Jon from Luxemburg, WI

I'm curious why Jan Stenerud's name isn't on the Lambeau Field facade. I get that some of the other Hall of Famers like Ted Hendricks and Emlen Tunnell only played here a very short time, so it makes sense to omit them. But Stenerud played four seasons in Green Bay and is in the Packers Hall of Fame. I don't believe Tunnell and Hendricks are. If his contribution to the team was significant enough to make the team hall, wouldn't that seem to justify adding his name to the facade? Is it because he's a kicker?

Actually, the Pro Football Hall of Fame specifies whether a player is a primary contributor or not to a specific team. And occasionally, in cases where a player "contributes about equally" or "in a major way" to two or more clubs, it will list them at times with more than one. The Packers have 28 primary contributors and five secondary contributors, including Stenerud, in Canton. And I wholeheartedly agree with all of the Pro Football Hall of Fame's designations.

Three of the 28 Packers are listed as primary contributors with another team: Reggie White with Philadelphia, and Charles Woodson and Ron Wolf with the Raiders. That makes perfect sense to me.

In fact, I'd argue that there are others on that list who made a bigger contribution to other teams than Stenerud did in Green Bay, including James Lofton, who was a starter when he played in three Super Bowls during his four years with the Buffalo Bills; Jim Ringo, who was selected for three Pro Bowls during the four years that he played center for Philadelphia; Herb Adderley, a starting cornerback for the Dallas Cowboys when they played in two Super Bowls during his three years with the team; and Cal Hubbard, who was an all-pro in his first two seasons with the New York Giants before signing with the Packers.

The five players who are listed as secondary contributors for the Packers are the three you mentioned, as well as Len Ford and Walt KIesling.

Of those five, I believe Tunnell would be the only one, where it could be argued that he contributed in a "major way" to the Packers, even if he isn't in the Packers Hall of Fame. In the many interviews I've had with players from the 1959-61 teams, they spoke as highly of Tunnell as any player on those rosters other than Hornung. Tunnell's leadership was invaluable, and he was still a good player when Lombardi resurrected the franchise over that period. Also, in the more than 50 years since I first started writing about the Packers for my livelihood, my opinion is that Hendricks' play in 1974 topped any other by a Packers defender, including the years when White and Woodson were the Associated Press' choices for NFL Defensive Player of the Year.

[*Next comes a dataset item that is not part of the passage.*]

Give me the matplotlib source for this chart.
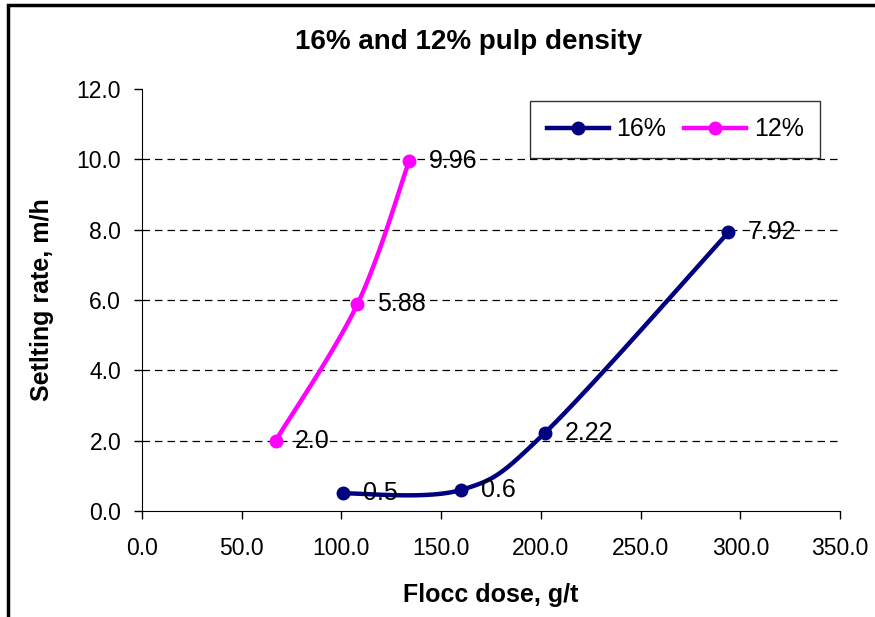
import numpy as np
import matplotlib.pyplot as plt
from matplotlib.patches import Rectangle

plt.rcParams['font.family'] = ['Liberation Sans', 'DejaVu Sans']

# data
dose_16 = [101, 160, 202, 294]
rate_16 = [0.5, 0.6, 2.22, 7.92]
labels_16 = ['0.5', '0.6', '2.22', '7.92']

dose_12 = [67, 108, 134]
rate_12 = [2.0, 5.88, 9.96]
labels_12 = ['2.0', '5.88', '9.96']

x_ticks = [0, 50, 100, 150, 200, 250, 300, 350]
y_ticks = [0, 2, 4, 6, 8, 10, 12]


def smooth(xs, ys, n=30):
    # Excel-like smoothed line (cardinal spline through the points)
    xs = np.asarray(xs, float)
    ys = np.asarray(ys, float)
    px = np.concatenate([[xs[0]], xs, [xs[-1]]])
    py = np.concatenate([[ys[0]], ys, [ys[-1]]])
    outx, outy = [], []
    for i in range(1, len(px) - 2):
        p0 = np.array([px[i], py[i]])
        p1 = np.array([px[i + 1], py[i + 1]])
        c1 = p0 + (p1 - np.array([px[i - 1], py[i - 1]])) / 6
        c2 = p1 - (np.array([px[i + 2], py[i + 2]]) - p0) / 6
        t = np.linspace(0, 1, n)[:, None]
        b = ((1 - t) ** 3) * p0 + 3 * ((1 - t) ** 2) * t * c1 + 3 * (1 - t) * t ** 2 * c2 + t ** 3 * p1
        outx.extend(b[:, 0])
        outy.extend(b[:, 1])
    return outx, outy


fig = plt.figure(figsize=(8.75, 6.17), dpi=100)
ax = fig.add_axes([142 / 875, 1 - 511 / 617, (840 - 142) / 875, (511 - 89) / 617])

navy = '#000080'
pink = '#FF00FF'

sx, sy = smooth(dose_16, rate_16)
ax.plot(sx, sy, color=navy, lw=3.2, zorder=3)
ax.plot(dose_16, rate_16, 'o', color=navy, ms=9, zorder=4)
sx, sy = smooth(dose_12, rate_12)
ax.plot(sx, sy, color=pink, lw=3.2, zorder=3)
ax.plot(dose_12, rate_12, 'o', color=pink, ms=9, zorder=4)

for x, y, s in zip(dose_16, rate_16, labels_16):
    ax.annotate(s, (x, y), xytext=(14, 0), textcoords='offset points',
                va='center', ha='left', fontsize=18)
for x, y, s in zip(dose_12, rate_12, labels_12):
    ax.annotate(s, (x, y), xytext=(14, 0), textcoords='offset points',
                va='center', ha='left', fontsize=18)

# legend proxies
ax.plot([], [], '-o', color=navy, lw=3.2, ms=9, label='16%')
ax.plot([], [], '-o', color=pink, lw=3.2, ms=9, label='12%')
handles, lbls = ax.get_legend_handles_labels()
leg = ax.legend(handles[-2:], lbls[-2:], ncol=2, loc='upper right',
                bbox_to_anchor=(1 - 20 / 698, 1 - 12 / 422), fontsize=18,
                frameon=True, fancybox=False, edgecolor='black',
                handlelength=2.5, handletextpad=0.3, columnspacing=0.7,
                borderpad=0.65, borderaxespad=0)
leg.get_frame().set_linewidth(1)

ax.set_xlim(0, 350)
ax.set_ylim(0, 12)
ax.set_xticks(x_ticks)
ax.set_yticks(y_ticks)
ax.set_xticklabels([f'{v:.1f}' for v in x_ticks])
ax.set_yticklabels([f'{v:.1f}' for v in y_ticks])
ax.tick_params(labelsize=16.5, direction='out', length=6, width=1, pad=9)
ax.tick_params(axis='x', pad=13)
for v in y_ticks[1:-1]:
    ax.axhline(v, color='black', lw=0.9, ls=(0, (6, 4)), zorder=1)

ax.spines['top'].set_visible(False)
ax.spines['right'].set_visible(False)

ax.set_xlabel('Flocc dose, g/t', fontsize=18, fontweight='bold', labelpad=16)
ax.set_ylabel('Setlting rate, m/h', fontsize=18, fontweight='bold', labelpad=16)
fig.text(0.536, 1 - 42 / 617, '16% and 12% pulp density', ha='center', va='center',
         fontsize=20, fontweight='bold')

# chart border
fig.patches.append(Rectangle((8 / 875, -0.05), 1.2, 1 - 5 / 617 + 0.05,
                             transform=fig.transFigure, fill=False,
                             edgecolor='black', lw=2.5))

fig.savefig('out.png', dpi=100)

Still, I think the people in Canton got it right with Tunnell and Hendricks, as well, because of their brief careers in Green Bay. To me, the 28 names on the Lambeau façade and what those players accomplished to have their names up there is the franchise's ultimate individual honor, and it should be guarded as sacredly as anything in Packers history. Those names and the 13 championship seasons that also are recognized on Lambeau's façade are what separate the Packers from all other teams in the NFL.

Thus, I hope the people in Canton stick to their standards and don't ever cheapen the honor by listing a future inductee as a primary contributor when he doesn't deserve it. I hope they use White and Woodson as their standard of excellence and never forget that for all Tunnell contributed to the Packers he should be the highest bar looking at it from a minimum accomplishment.

Also keep these two things in mind. One, Stenerud played 13 years with Kansas City; and just two full seasons, plus a strike-shortened one and the last four games of another in Green Bay. Two, basically, for whatever reason – it was before I was on the selection committee – every kicking specialist for the Packers from Don Chandler through 1988 was voted into the Packers Hall of Fame except for the here-today, gone tomorrow stand-ins. You may remember some of those names: Booth Lusteg, Lou Michaels, Tom Birney, Max Zendejas – the list could go on. Among Chandler, Chester Marcol and Stenerud, the only one to have had more than three good seasons was Marcol with three and a borderline fourth.

In fact, I think Stenerud belongs in Canton more than he does in the Packers Hall of Fame. I wasn't on the committee when he was elected in 1991, but my understanding was that he was inducted as the first pure placekicker because of his impact on the game's history as much as his statistics. And I would have voted for him for that reason, as well. He, in effect, paved the way for soccer-style kickers to change the game like few other developments in NFL history.

I don't believe Stenerud's two years in Green Bay and his two in Minnesota were viewed as anything more than a footnote to his career by the Pro Football Hall of Fame selection committee. For example, Nick Lowery, Stenerud's successor in Kansas City, scored more career points and had better percentages, but he's not a Hall of Famer because he wasn't at the forefront of a revolutionary vanguard.

Patrick from San Antonio, TX

Was it true that the two teams with the most African-American starters in the NFL and AFL faced off in the first Super Bowl?

Both the Packers and Chiefs had eight each, which may have been more than any other teams in their respective leagues. But to be absolutely certain would require more extensive research than I've done and also establishing certain criteria as to what constituted a starter over a 14-game regular season and two postseason games. It also would entail some other issues. For example, the official play-by-play of the NFL championship played between the Packers and Cowboys in Dallas didn't list the starting lineups.

The Cowboys had more African-American players on their 40-man roster that day. They had 13 compared to the Packers' nine. But if their starters were the same as their projected starters, they would have had six, two fewer than the Packers. The Chiefs also had 13 Black players on their 40-man roster for Super Bowl I.